So I'm at the Chevron by your house. I need a condom and a couch.
Together?
Preferably.
I think I tried picking up these girls last night by asking them what their favorite color was...I obviously woke up alone
The whole way homeyou were flapping your arms up and down, and when I asked why you said you were trying to tell Tony Danza about the angels.
I woke up in my own vomit, a chunk of cactus in my thigh, shirtless, with jons mom poking at me with a glass of dr pepper and a talk about god....damn alcohol
I'm reducing my diet to vodka and rice cakes.
nothing says roomie bonding better than a sunday shroom trip.

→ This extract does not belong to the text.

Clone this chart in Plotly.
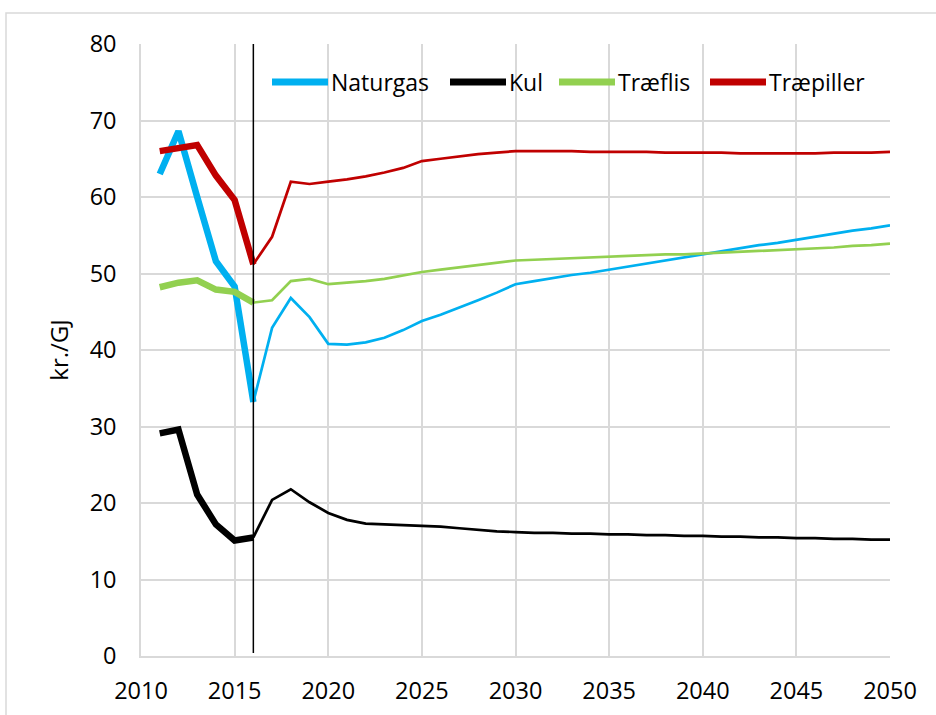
import plotly.graph_objects as go

# Fuel prices in kr./GJ, historic (2011-2016) and projected (2016-2050)
years = list(range(2011, 2051))

naturgas = [63.0, 68.6, 60.0, 51.6, 48.3, 33.2, 42.9, 46.8, 44.3, 40.8,
            40.7, 41.0, 41.6, 42.6, 43.8, 44.6, 45.5, 46.5, 47.5, 48.6,
            49.0, 49.4, 49.8, 50.1, 50.5, 50.9, 51.3, 51.7, 52.1, 52.5,
            52.9, 53.3, 53.7, 54.0, 54.4, 54.8, 55.2, 55.6, 55.9, 56.3]

kul = [29.1, 29.6, 21.1, 17.2, 15.1, 15.5, 20.4, 21.8, 20.1, 18.7,
       17.8, 17.3, 17.2, 17.1, 17.0, 16.9, 16.7, 16.5, 16.3, 16.2,
       16.1, 16.1, 16.0, 16.0, 15.9, 15.9, 15.8, 15.8, 15.7, 15.7,
       15.6, 15.6, 15.5, 15.5, 15.4, 15.4, 15.3, 15.3, 15.2, 15.2]

traeflis = [48.2, 48.8, 49.1, 47.9, 47.6, 46.2, 46.5, 49.0, 49.3, 48.6,
            48.8, 49.0, 49.3, 49.7, 50.2, 50.5, 50.8, 51.1, 51.4, 51.7,
            51.8, 51.9, 52.0, 52.1, 52.2, 52.3, 52.4, 52.5, 52.5, 52.6,
            52.7, 52.8, 52.9, 53.0, 53.1, 53.3, 53.4, 53.6, 53.7, 53.9]

traepiller = [66.0, 66.5, 66.8, 62.8, 59.6, 51.2, 54.8, 62.0, 61.7, 62.0,
              62.3, 62.7, 63.2, 63.8, 64.7, 65.0, 65.3, 65.6, 65.8, 66.0,
              66.0, 66.0, 66.0, 65.9, 65.9, 65.9, 65.9, 65.8, 65.8, 65.8,
              65.8, 65.7, 65.7, 65.7, 65.7, 65.7, 65.8, 65.8, 65.8, 65.9]

series_names = ["Naturgas", "Kul", "Træflis", "Træpiller"]
series_values = [naturgas, kul, traeflis, traepiller]
series_colors = ["#00b0f0", "#000000", "#92d050", "#c00000"]

BASE_YEAR = 2016
x_ticks = list(range(2010, 2051, 5))
y_ticks = list(range(0, 81, 10))

FONT = "Open Sans, Liberation Sans, sans-serif"
GRID = "#d9d9d9"

# plot-area geometry in pixels
W, H = 936, 715
ML, MR, MT, MB = 141, 46, 44, 59
PW, PH = W - ML - MR, H - MT - MB


def px_to_paper_x(px):
    return (px - ML) / PW


def px_to_paper_y(py):
    return (H - MB - py) / PH


fig = go.Figure()
split = years.index(BASE_YEAR)
for name, vals, col in zip(series_names, series_values, series_colors):
    # historic part: thick line
    fig.add_trace(go.Scatter(
        x=years[:split + 1], y=vals[:split + 1], mode="lines", name=name,
        line=dict(color=col, width=6.5), showlegend=False))
    # projection: thin line
    fig.add_trace(go.Scatter(
        x=years[split:], y=vals[split:], mode="lines", name=name,
        line=dict(color=col, width=2.7), showlegend=False))

# marker for the base year
fig.add_shape(type="line", xref="x", yref="y", x0=BASE_YEAR, x1=BASE_YEAR,
              y0=0.4, y1=80, line=dict(color="black", width=1.5), layer="above")

# outer chart border
fig.add_shape(type="rect", xref="paper", yref="paper",
              x0=px_to_paper_x(6), x1=px_to_paper_x(960),
              y0=px_to_paper_y(740), y1=px_to_paper_y(13),
              line=dict(color=GRID, width=1.5))

# legend row: long line samples followed by the series name
legend_start_px = [272, 450, 559, 710]
sample_len = 56
legend_y = px_to_paper_y(82)
for name, col, x0 in zip(series_names, series_colors, legend_start_px):
    fig.add_shape(type="line", xref="paper", yref="paper",
                  x0=px_to_paper_x(x0), x1=px_to_paper_x(x0 + sample_len),
                  y0=legend_y, y1=legend_y,
                  line=dict(color=col, width=7), layer="above")
    fig.add_annotation(xref="paper", yref="paper",
                       x=px_to_paper_x(x0 + sample_len + 1), y=legend_y,
                       text=name, showarrow=False, xanchor="left",
                       yanchor="middle", font=dict(size=23, color="black"))

fig.update_layout(
    width=W, height=H,
    margin=dict(l=ML, r=MR, t=MT, b=MB),
    paper_bgcolor="white", plot_bgcolor="white",
    font=dict(family=FONT, size=23, color="black"),
    showlegend=False,
    xaxis=dict(range=[2010, 2050], tickvals=x_ticks, showgrid=True,
               gridcolor=GRID, gridwidth=1.5, showline=True,
               linecolor=GRID, linewidth=1.5, zeroline=False, automargin=False,
               ticks="", ticklabelstandoff=13, tickfont=dict(size=23.5)),
    yaxis=dict(range=[0, 80], tickvals=y_ticks, showgrid=True,
               gridcolor=GRID, gridwidth=1.5, showline=True,
               linecolor=GRID, linewidth=1.5, zeroline=False, automargin=False,
               ticks="", ticklabelstandoff=18, tickfont=dict(size=23.5),
               title=dict(text="kr./GJ", font=dict(size=24), standoff=14)),
)

fig.write_html("out.html")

I'm just going to say , cocktail races are not for a Wednesday night maybe not even a Friday type of deal
You fucked a stripper on your sisters friends blow up mattress. The least you could do is wash the sheets.
Using a 12 year old as a wingman. Does that make me a bad person?
I also just told a guy I was available for counseling in case he needed to 'bang' things out. I've become a monster.
Idk, you were a drunk pirate that kept stealing pieces of people's costumes to keep as your booty.
That would explain all the random shit in my room...
I also turned off the Anchorman DVD start menu before cause I didn't want Will Ferrel watching me lose my virginity.
You're the reason why I want to be a better drunk
The bottle of Wild Turkey is empty and there is a pile of wet cement in the garage. What happened?